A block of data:
++++++++

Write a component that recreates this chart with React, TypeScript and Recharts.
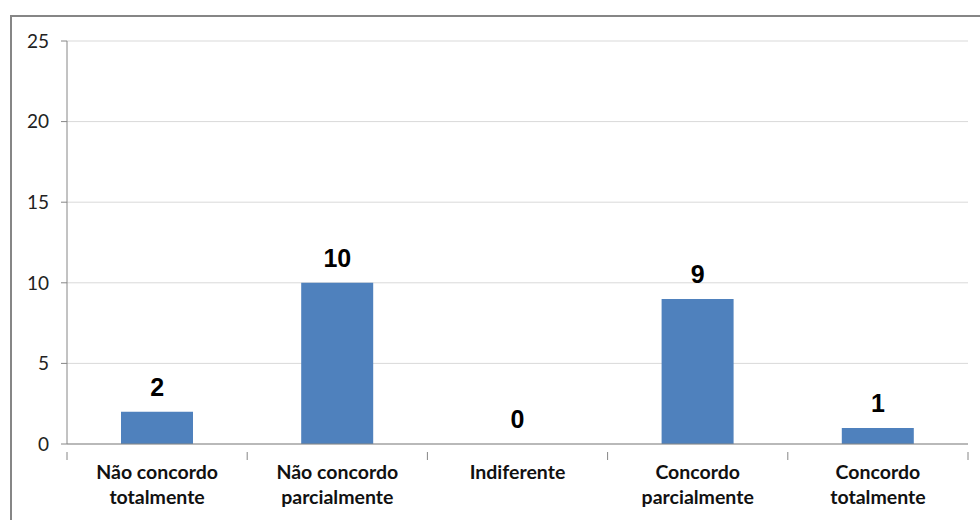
import { ComposedChart, Bar, Line, XAxis, YAxis, CartesianGrid, LabelList } from 'recharts';

const categorias = ['Não concordo\ntotalmente', 'Não concordo\nparcialmente', 'Indiferente', 'Concordo\nparcialmente', 'Concordo\ntotalmente'];
const respostas = [2, 10, 0, 9, 1];
const yTicks = [0, 5, 10, 15, 20, 25];

const data = categorias.map((name, i) => ({ name, value: respostas[i] }));

const W = 980;
const H = 520;
const X_H = 76;
const M = { top: 41, right: 12, bottom: 0, left: 10 };
const Y_W = 57;
const BAND = (W - M.left - M.right - Y_W) / categorias.length;

function XTick(props: any) {
  const { x, y, payload, index } = props;
  const lines = String(payload.value).split('\n');
  const left = x - BAND / 2;
  return (
    <g>
      <line x1={left} y1={y} x2={left} y2={y + 8} stroke="#868686" />
      {index === categorias.length - 1 && (
        <line x1={left + BAND} y1={y} x2={left + BAND} y2={y + 8} stroke="#868686" />
      )}
      <text x={x} y={y + 27} textAnchor="middle" fontFamily="Lato, sans-serif" fontWeight="bold" fontSize={19.5} fill="#111">
        {lines.map((l, i) => (
          <tspan key={i} x={x} dy={i === 0 ? 0 : 25}>{l}</tspan>
        ))}
      </text>
    </g>
  );
}

export default function App() {
  return (
    <div style={{ position: 'absolute', left: 0, top: 0, width: W, height: H, background: '#fff', overflow: 'hidden' }}>
      <div style={{ position: 'absolute', left: 10, top: 15, width: W, height: H, border: '2px solid #868686' }} />
      <div style={{ position: 'absolute', left: 0, top: 0 }}>
        <ComposedChart width={W} height={H} data={data} margin={M}>
          <CartesianGrid vertical={false} stroke="#d9d9d9" />
          <XAxis
            dataKey="name"
            stroke="#868686"
            tickLine={false}
            tick={<XTick />}
            interval={0}
            height={X_H}
          />
          <YAxis
            domain={[0, 25]}
            ticks={yTicks}
            width={Y_W}
            stroke="#868686"
            tickSize={6}
            tick={{ fill: '#222', fontSize: 19, fontFamily: 'Lato, sans-serif' }}
            tickMargin={12}
          />
          <Bar dataKey="value" fill="#4F81BD" barSize={72} isAnimationActive={false} />
          <Line dataKey="value" stroke="none" dot={false} activeDot={false} isAnimationActive={false}>
            <LabelList dataKey="value" position="top" offset={16} style={{ fontFamily: 'Liberation Sans, Arial, sans-serif', fontWeight: 'bold', fontSize: 25, fill: '#000' }} />
          </Line>
        </ComposedChart>
      </div>
    </div>
  );
}
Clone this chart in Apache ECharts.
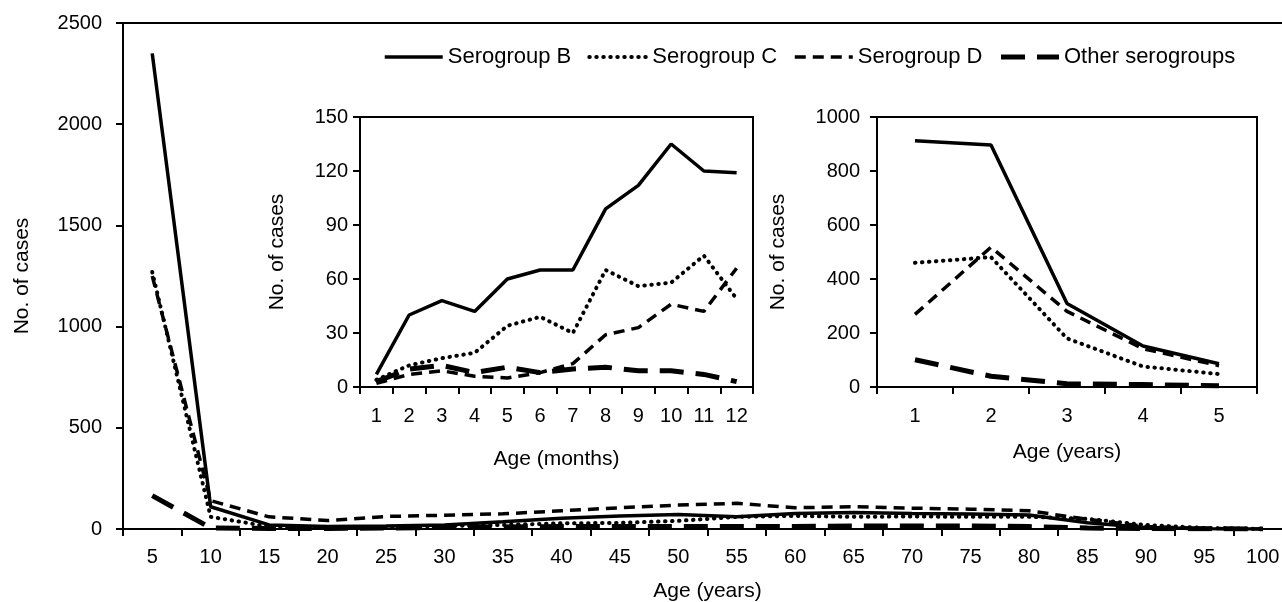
<!DOCTYPE html>
<html><head><meta charset="utf-8">
<script src="https://cdn.jsdelivr.net/npm/echarts@6/dist/echarts.min.js"></script>
<style>html,body{margin:0;padding:0;background:#fff}#c{width:1282px;height:602px}</style>
</head><body><div id="c"></div><script>
const seriesNames = ['Serogroup B', 'Serogroup C', 'Serogroup D', 'Other serogroups'];

// Main chart: age in years (5-year groups)
const mainAges = ['5','10','15','20','25','30','35','40','45','50','55','60','65','70','75','80','85','90','95','100'];
const mainB     = [2350, 110, 20, 12, 15, 20, 36, 53, 64, 72, 61, 77, 81, 77, 74, 69, 31, 8, 1, 0];
const mainC     = [1270, 60, 12, 8, 10, 15, 20, 28, 30, 40, 60, 65, 60, 62, 60, 60, 50, 20, 5, 1];
const mainD     = [1250, 140, 60, 42, 62, 68, 75, 90, 105, 118, 127, 105, 110, 103, 98, 90, 48, 12, 3, 0];
const mainOther = [165, 5, 3, 3, 5, 8, 10, 12, 12, 12, 12, 12, 15, 15, 15, 12, 5, 2, 1, 0];
const mainYTicks = [0, 500, 1000, 1500, 2000, 2500];

// Inset 1: age in months
const months = ['1','2','3','4','5','6','7','8','9','10','11','12'];
const monB     = [7, 40, 48, 42, 60, 65, 65, 99, 112, 135, 120, 119];
const monC     = [4, 12, 16, 19, 34, 39, 30, 65, 56, 58, 73, 49];
const monD     = [2, 7, 9, 6, 5, 8, 13, 29, 33, 46, 42, 66];
const monOther = [3, 10, 12, 8, 11, 8, 10, 11, 9, 9, 7, 3];
const monYTicks = [0, 30, 60, 90, 120, 150];

// Inset 2: age in years 1-5
const years = ['1','2','3','4','5'];
const yrB     = [912, 896, 309, 152, 86];
const yrC     = [460, 481, 180, 76, 48];
const yrD     = [269, 518, 280, 142, 79];
const yrOther = [101, 40, 12, 9, 5];
const yrYTicks = [0, 200, 400, 600, 800, 1000];

const FONT = "'Liberation Sans', Arial, sans-serif";
const lineStyles = [
  {color:'#000', width:3.5, type:'solid'},
  {color:'#000', width:4, type:[0.5, 6.5], cap:'round'},
  {color:'#000', width:3.5, type:[11, 7]},
  {color:'#000', width:5, type:[24, 12]}
];

function mkSeries(dataSets, idx) {
  return dataSets.map((d, i) => ({
    name: seriesNames[i], type: 'line', xAxisIndex: idx, yAxisIndex: idx,
    data: d, symbol: 'none', showSymbol: false, lineStyle: lineStyles[i],
    itemStyle: {color:'#000'}, z: 3 + idx * 2, silent: true
  }));
}

function xAx(idx, cats, name, gap, margin) {
  return {
    type:'category', gridIndex: idx, data: cats, boundaryGap: true,
    name: name, nameLocation:'middle', nameGap: gap,
    nameTextStyle:{fontFamily:FONT, fontSize:21, color:'#000'},
    axisLine:{show:true, lineStyle:{color:'#000', width:2}},
    axisTick:{show:true, alignWithLabel:false, length:7, lineStyle:{color:'#000', width:2}},
    axisLabel:{interval:0, margin:margin, fontFamily:FONT, fontSize:20, color:'#000'},
    splitLine:{show:false}
  };
}
function yAx(idx, ticks, name, gap, margin) {
  return {
    type:'value', gridIndex: idx, min: ticks[0], max: ticks[ticks.length-1],
    interval: ticks[1] - ticks[0],
    name: name, nameLocation:'middle', nameGap: gap,
    nameTextStyle:{fontFamily:FONT, fontSize:21, color:'#000'},
    axisLine:{show:true, lineStyle:{color:'#000', width:2}},
    axisTick:{show:true, length:7, lineStyle:{color:'#000', width:2}},
    axisLabel:{margin: margin, fontFamily:FONT, fontSize:20, color:'#000', formatter: v => String(v)},
    splitLine:{show:false}
  };
}

const legendData = seriesNames.map((n, i) => ({
  name: n,
  itemStyle: {color:'transparent', borderColor:'transparent', borderWidth:0, opacity:0},
  lineStyle: Object.assign({}, lineStyles[i])
}));

const chart = echarts.init(document.getElementById('c'), null, {renderer:'canvas'});
chart.setOption({
  animation: false,
  backgroundColor: '#fff',
  textStyle: {fontFamily: FONT, color:'#000'},
  legend: {
    data: legendData, left: 383, top: 46, padding: 0, itemWidth: 58, itemHeight: 14, itemGap: 16,
    textStyle: {fontFamily: FONT, fontSize: 22, color: '#000'},
    selectedMode: false
  },
  grid: [
    {left:123, top:23, width:1169, height:506, show:true, borderColor:'#000', borderWidth:2, backgroundColor:'transparent', z:0, outerBoundsMode:'none', containLabel:false},
    {left:360, top:117, width:393, height:270, show:true, borderColor:'#000', borderWidth:2, backgroundColor:'#fff', z:2, outerBoundsMode:'none', containLabel:false},
    {left:877, top:117, width:380, height:270, show:true, borderColor:'#000', borderWidth:2, backgroundColor:'#fff', z:2, outerBoundsMode:'none', containLabel:false}
  ],
  xAxis: [
    xAx(0, mainAges, 'Age (years)', 52, 18),
    xAx(1, months, 'Age (months)', 62, 19),
    xAx(2, years, 'Age (years)', 55, 19)
  ],
  yAxis: [
    yAx(0, mainYTicks, 'No. of cases', 90, 21),
    yAx(1, monYTicks, 'No. of cases', 72, 12),
    yAx(2, yrYTicks, 'No. of cases', 88, 17)
  ],
  series: [].concat(
    mkSeries([mainB, mainC, mainD, mainOther], 0),
    mkSeries([monB, monC, monD, monOther], 1),
    mkSeries([yrB, yrC, yrD, yrOther], 2)
  )
});
</script></body></html>
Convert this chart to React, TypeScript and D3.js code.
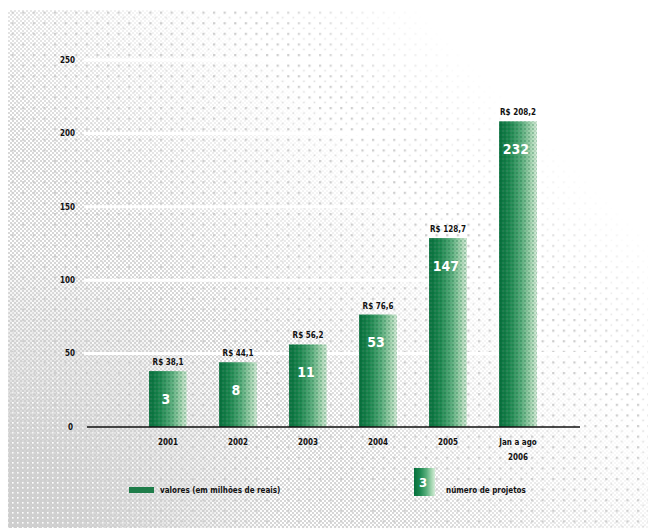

++++++++

PROBLEM REQUIREMENTS
Could you quote, word for word, only the lines from the one containing "Clone this chart in Apache ECharts." through the one containing "const mainYTicks = [0, 500, 1000, 1500, 2000, 2500];", both included, and leave out any pictures?

REPLY TO THE TASK
Clone this chart in Apache ECharts.
<!DOCTYPE html>
<html><head><meta charset="utf-8">
<script src="https://cdn.jsdelivr.net/npm/echarts@6/dist/echarts.min.js"></script>
<style>html,body{margin:0;padding:0;background:#fff}#c{width:1282px;height:602px}</style>
</head><body><div id="c"></div><script>
const seriesNames = ['Serogroup B', 'Serogroup C', 'Serogroup D', 'Other serogroups'];

// Main chart: age in years (5-year groups)
const mainAges = ['5','10','15','20','25','30','35','40','45','50','55','60','65','70','75','80','85','90','95','100'];
const mainB     = [2350, 110, 20, 12, 15, 20, 36, 53, 64, 72, 61, 77, 81, 77, 74, 69, 31, 8, 1, 0];
const mainC     = [1270, 60, 12, 8, 10, 15, 20, 28, 30, 40, 60, 65, 60, 62, 60, 60, 50, 20, 5, 1];
const mainD     = [1250, 140, 60, 42, 62, 68, 75, 90, 105, 118, 127, 105, 110, 103, 98, 90, 48, 12, 3, 0];
const mainOther = [165, 5, 3, 3, 5, 8, 10, 12, 12, 12, 12, 12, 15, 15, 15, 12, 5, 2, 1, 0];
const mainYTicks = [0, 500, 1000, 1500, 2000, 2500];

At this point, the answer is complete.